From financials to corporates to public-sector issuers, HSBC boasted a strong deal roster across the region – and not just at the upper end of the spectrum. Peripheral European credits also featured in its list of achievements, alongside emerging market borrowers.
While some of the issues that stem from this market are by their nature one-offs, HSBC also maintained a strong showing for more frequent visitors, and not just in euros.
It boasted an enviable book of business from repeat issuers – the likes of KfW, EIB and the UK DMO at the high-grade, high-profile end of the market, to various EM geographies for Petrobras and Sinopec, through mainstream FIG and corporate credits. (See SSAR Bond House for more on HSBC’s public sector credentials.)
Regulation, regulation, regulation
Tough new capital requirements were also an important driver of issuance in 2014. This obviously was seen at its greatest extent in the financial sector.

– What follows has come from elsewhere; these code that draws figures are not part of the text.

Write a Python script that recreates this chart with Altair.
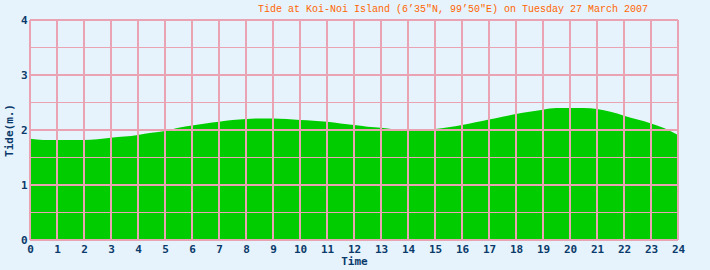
import altair as alt
import pandas as pd

hours = [0, 0.5, 1, 1.5, 2, 2.5, 3, 3.5, 4, 4.5, 5, 5.5, 6, 6.5, 7, 7.5, 8, 8.5,
         9, 9.5, 10, 10.5, 11, 11.5, 12, 12.5, 13, 13.5, 14, 14.5, 15, 15.5, 16,
         16.5, 17, 17.5, 18, 18.5, 19, 19.5, 20, 20.5, 21, 21.5, 22, 22.5, 23, 23.5, 24]
tide = [1.84, 1.82, 1.82, 1.82, 1.82, 1.83, 1.86, 1.88, 1.91, 1.95, 1.98, 2.04, 2.08,
        2.12, 2.15, 2.18, 2.20, 2.21, 2.21, 2.20, 2.18, 2.17, 2.15, 2.12, 2.09, 2.06,
        2.04, 2.01, 2.00, 2.00, 2.02, 2.05, 2.09, 2.14, 2.19, 2.24, 2.29, 2.33, 2.37,
        2.40, 2.40, 2.40, 2.38, 2.33, 2.26, 2.19, 2.12, 2.03, 1.91]
x_ticks = list(range(0, 25))
y_major = [0, 1, 2, 3, 4]
y_minor = [0.5, 1.5, 2.5, 3.5]

df = pd.DataFrame({"hour": hours, "tide": tide})
vdf = pd.DataFrame({"hour": x_ticks})
hmaj = pd.DataFrame({"tide": y_major})
hmin = pd.DataFrame({"tide": y_minor})

pink = "#eaa3b3"
navy = "#0a3a6a"
font_lab = "DejaVu Sans Mono"

xs = alt.Scale(domain=[0, 24], nice=False, zero=False)
ys = alt.Scale(domain=[0, 4], nice=False)
xaxis = alt.Axis(values=x_ticks, title="Time", grid=False, domain=False,
                 ticks=False, labelPadding=3, titlePadding=1, format="d",
                 labelOverlap=False, labelFlush=False)
yaxis = alt.Axis(values=y_major, title="Tide(m.)", grid=False, domain=False,
                 ticks=False, labelPadding=3, titlePadding=6, format="d",
                 labelOverlap=False, labelFlush=False)

area = alt.Chart(df).mark_area(color="#00cc00", interpolate="monotone").encode(
    x=alt.X("hour:Q", scale=xs, axis=xaxis),
    y=alt.Y("tide:Q", scale=ys, axis=yaxis),
)

vrules = alt.Chart(vdf).mark_rule(color=pink, strokeWidth=2).encode(
    x=alt.X("hour:Q", scale=xs, axis=xaxis))
hrules = alt.Chart(hmaj).mark_rule(color=pink, strokeWidth=2).encode(
    y=alt.Y("tide:Q", scale=ys, axis=yaxis))
hminor = alt.Chart(hmin).mark_rule(color=pink, strokeWidth=1).encode(
    y=alt.Y("tide:Q", scale=ys, axis=yaxis))

chart = alt.layer(area, hminor, hrules, vrules).properties(
    width=648, height=220,
    autosize=alt.AutoSizeParams(type="none"),
    padding={"left": 30, "top": 20, "right": 32, "bottom": 30},
    background="#e6f2fc",
    title=alt.TitleParams(
        "Tide at Koi-Noi Island (6’35\"N, 99’50\"E) on Tuesday 27 March 2007",
        anchor="start", frame="group", dx=228, dy=14, offset=6, baseline="alphabetic",
        font="Liberation Mono", fontSize=10,
        fontWeight="normal", color="#ff6600"),
).configure_view(stroke=None).configure_axis(
    labelFont=font_lab, labelFontSize=11, labelFontWeight="bold", labelColor=navy,
    titleFont=font_lab, titleFontSize=11, titleFontWeight="bold", titleColor=navy,
)

chart.save("out.html", embed_options={"renderer": "svg", "actions": False})
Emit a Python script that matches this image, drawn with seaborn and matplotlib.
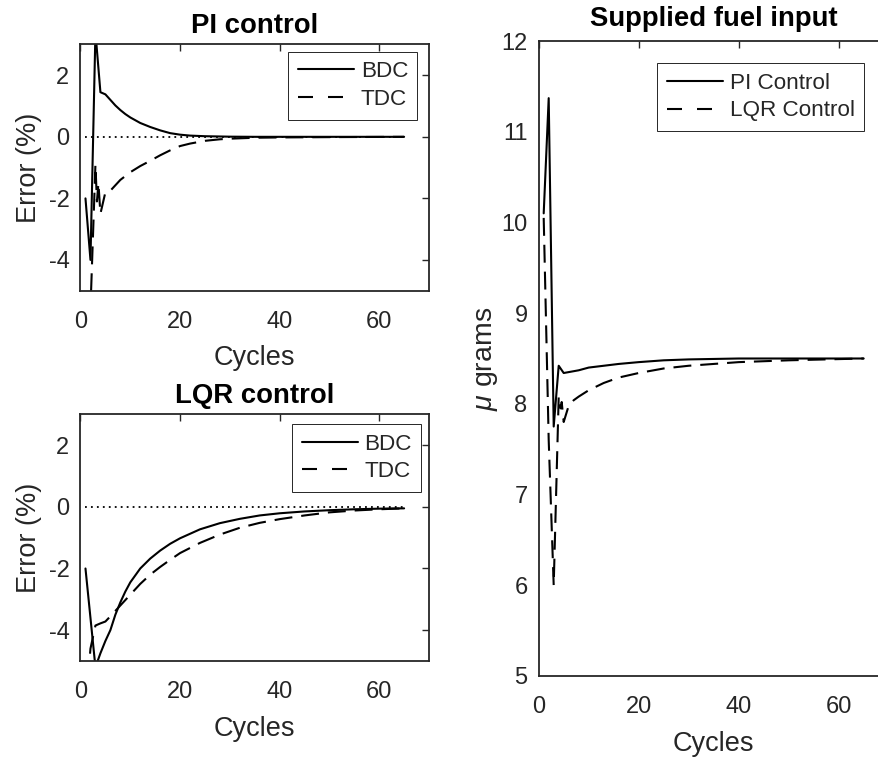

HSBC was a highly visible participant in the nascent new-style AT1 market, played a role in the renewed importance of Tier 2, and also helped insurance companies address their particular predicament.
In the corporate market, where hybrids enjoyed another banner year, HSBC was likewise never far from the cutting edge.
In terms of financials, HSBC’s own US$5.6bn-equivalent triple-tranche US dollar and euro AT1 in September was a major talking point. It marked a record size – until Bank of China’s US$6.5bn stole the crown the following month (with HSBC as a bookrunner) – but was by no means the only string to the bank’s bow. Instead, it was more an example for the market of what could be done – and what others might achieve given the right advice and execution.
“It’s a question of how you connect with what’s going on,” said Adam Bothamley, head of EMEA debt syndicate. “We’re currency-agnostic and don’t want to bias the argument. Essentially, we talk to the client.”
An impressive list of clients across the capital structure – and around the world – spoke of what Bothamley termed “touching all the bases across different platforms”.
And there were plenty of deals to back up his claim, from liability management – in which HSBC worked on the ground-breaking initiative for beleaguered Co-operative Bank – to one-day switch exercises for the likes of the EIB, Spain, Mexico, the Philippines and Uruguay.
In the socially responsible sector, HSBC worked for all types of issuers. Nor did the bank overlook non-core currencies, pricing deals in some 22 currencies altogether.
So while HSBC may not have been all things to all people, it certainly seemed to come close.
“We can provide solutions for all clients across all sectors and products,” said Pascoe. “It’s a story of quality and quantity, breadth and specialisation.”